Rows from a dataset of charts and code

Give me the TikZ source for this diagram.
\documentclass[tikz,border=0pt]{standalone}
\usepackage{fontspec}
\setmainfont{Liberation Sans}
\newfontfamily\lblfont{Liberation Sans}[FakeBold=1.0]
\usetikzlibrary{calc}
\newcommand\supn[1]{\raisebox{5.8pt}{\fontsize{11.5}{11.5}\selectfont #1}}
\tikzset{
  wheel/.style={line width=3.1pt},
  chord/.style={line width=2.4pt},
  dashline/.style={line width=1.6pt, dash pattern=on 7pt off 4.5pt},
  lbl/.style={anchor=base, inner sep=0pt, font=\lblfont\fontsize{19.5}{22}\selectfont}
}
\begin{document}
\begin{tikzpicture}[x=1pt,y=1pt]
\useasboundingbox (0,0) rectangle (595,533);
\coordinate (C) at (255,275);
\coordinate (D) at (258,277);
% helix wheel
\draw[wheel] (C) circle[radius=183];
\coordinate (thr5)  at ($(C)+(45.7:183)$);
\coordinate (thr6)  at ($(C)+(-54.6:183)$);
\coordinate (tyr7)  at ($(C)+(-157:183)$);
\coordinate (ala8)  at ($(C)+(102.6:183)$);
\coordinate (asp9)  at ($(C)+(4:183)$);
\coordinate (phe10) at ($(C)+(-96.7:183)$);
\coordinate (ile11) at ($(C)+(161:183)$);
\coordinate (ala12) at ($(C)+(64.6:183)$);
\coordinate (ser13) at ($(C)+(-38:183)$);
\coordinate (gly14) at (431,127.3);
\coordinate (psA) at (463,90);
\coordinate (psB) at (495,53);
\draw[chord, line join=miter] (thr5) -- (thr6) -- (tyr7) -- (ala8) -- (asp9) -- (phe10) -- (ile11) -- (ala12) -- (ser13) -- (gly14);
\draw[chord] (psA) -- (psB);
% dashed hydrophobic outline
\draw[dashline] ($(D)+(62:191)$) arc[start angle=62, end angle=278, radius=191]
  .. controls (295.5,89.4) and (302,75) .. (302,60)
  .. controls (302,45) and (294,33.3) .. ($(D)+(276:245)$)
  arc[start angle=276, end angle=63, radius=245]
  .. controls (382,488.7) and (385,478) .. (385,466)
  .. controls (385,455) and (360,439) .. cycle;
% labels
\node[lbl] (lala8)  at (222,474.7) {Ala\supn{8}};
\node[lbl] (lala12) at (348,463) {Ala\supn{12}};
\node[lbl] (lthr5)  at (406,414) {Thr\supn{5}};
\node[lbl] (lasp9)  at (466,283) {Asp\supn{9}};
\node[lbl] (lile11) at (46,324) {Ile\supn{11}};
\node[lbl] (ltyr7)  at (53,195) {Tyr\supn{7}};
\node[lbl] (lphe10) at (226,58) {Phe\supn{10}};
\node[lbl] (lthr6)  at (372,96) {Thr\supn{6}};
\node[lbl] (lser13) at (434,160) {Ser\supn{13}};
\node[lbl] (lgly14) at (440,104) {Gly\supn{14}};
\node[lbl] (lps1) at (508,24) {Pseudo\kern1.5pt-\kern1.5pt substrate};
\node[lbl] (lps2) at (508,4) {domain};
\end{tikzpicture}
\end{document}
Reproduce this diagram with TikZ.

- Given exercise -
Return the listing above in its exact form.

- Solution to this exercise -
Give me the TikZ source for this diagram.
\documentclass[tikz,border=0pt]{standalone}
\usepackage{fontspec}
\setmainfont{Liberation Sans}
\newfontfamily\lblfont{Liberation Sans}[FakeBold=1.0]
\usetikzlibrary{calc}
\newcommand\supn[1]{\raisebox{5.8pt}{\fontsize{11.5}{11.5}\selectfont #1}}
\tikzset{
  wheel/.style={line width=3.1pt},
  chord/.style={line width=2.4pt},
  dashline/.style={line width=1.6pt, dash pattern=on 7pt off 4.5pt},
  lbl/.style={anchor=base, inner sep=0pt, font=\lblfont\fontsize{19.5}{22}\selectfont}
}
\begin{document}
\begin{tikzpicture}[x=1pt,y=1pt]
\useasboundingbox (0,0) rectangle (595,533);
\coordinate (C) at (255,275);
\coordinate (D) at (258,277);
% helix wheel
\draw[wheel] (C) circle[radius=183];
\coordinate (thr5)  at ($(C)+(45.7:183)$);
\coordinate (thr6)  at ($(C)+(-54.6:183)$);
\coordinate (tyr7)  at ($(C)+(-157:183)$);
\coordinate (ala8)  at ($(C)+(102.6:183)$);
\coordinate (asp9)  at ($(C)+(4:183)$);
\coordinate (phe10) at ($(C)+(-96.7:183)$);
\coordinate (ile11) at ($(C)+(161:183)$);
\coordinate (ala12) at ($(C)+(64.6:183)$);
\coordinate (ser13) at ($(C)+(-38:183)$);
\coordinate (gly14) at (431,127.3);
\coordinate (psA) at (463,90);
\coordinate (psB) at (495,53);
\draw[chord, line join=miter] (thr5) -- (thr6) -- (tyr7) -- (ala8) -- (asp9) -- (phe10) -- (ile11) -- (ala12) -- (ser13) -- (gly14);
\draw[chord] (psA) -- (psB);
% dashed hydrophobic outline
\draw[dashline] ($(D)+(62:191)$) arc[start angle=62, end angle=278, radius=191]
  .. controls (295.5,89.4) and (302,75) .. (302,60)
  .. controls (302,45) and (294,33.3) .. ($(D)+(276:245)$)
  arc[start angle=276, end angle=63, radius=245]
  .. controls (382,488.7) and (385,478) .. (385,466)
  .. controls (385,455) and (360,439) .. cycle;
% labels
\node[lbl] (lala8)  at (222,474.7) {Ala\supn{8}};
\node[lbl] (lala12) at (348,463) {Ala\supn{12}};
\node[lbl] (lthr5)  at (406,414) {Thr\supn{5}};
\node[lbl] (lasp9)  at (466,283) {Asp\supn{9}};
\node[lbl] (lile11) at (46,324) {Ile\supn{11}};
\node[lbl] (ltyr7)  at (53,195) {Tyr\supn{7}};
\node[lbl] (lphe10) at (226,58) {Phe\supn{10}};
\node[lbl] (lthr6)  at (372,96) {Thr\supn{6}};
\node[lbl] (lser13) at (434,160) {Ser\supn{13}};
\node[lbl] (lgly14) at (440,104) {Gly\supn{14}};
\node[lbl] (lps1) at (508,24) {Pseudo\kern1.5pt-\kern1.5pt substrate};
\node[lbl] (lps2) at (508,4) {domain};
\end{tikzpicture}
\end{document}
Reproduce this diagram with TikZ.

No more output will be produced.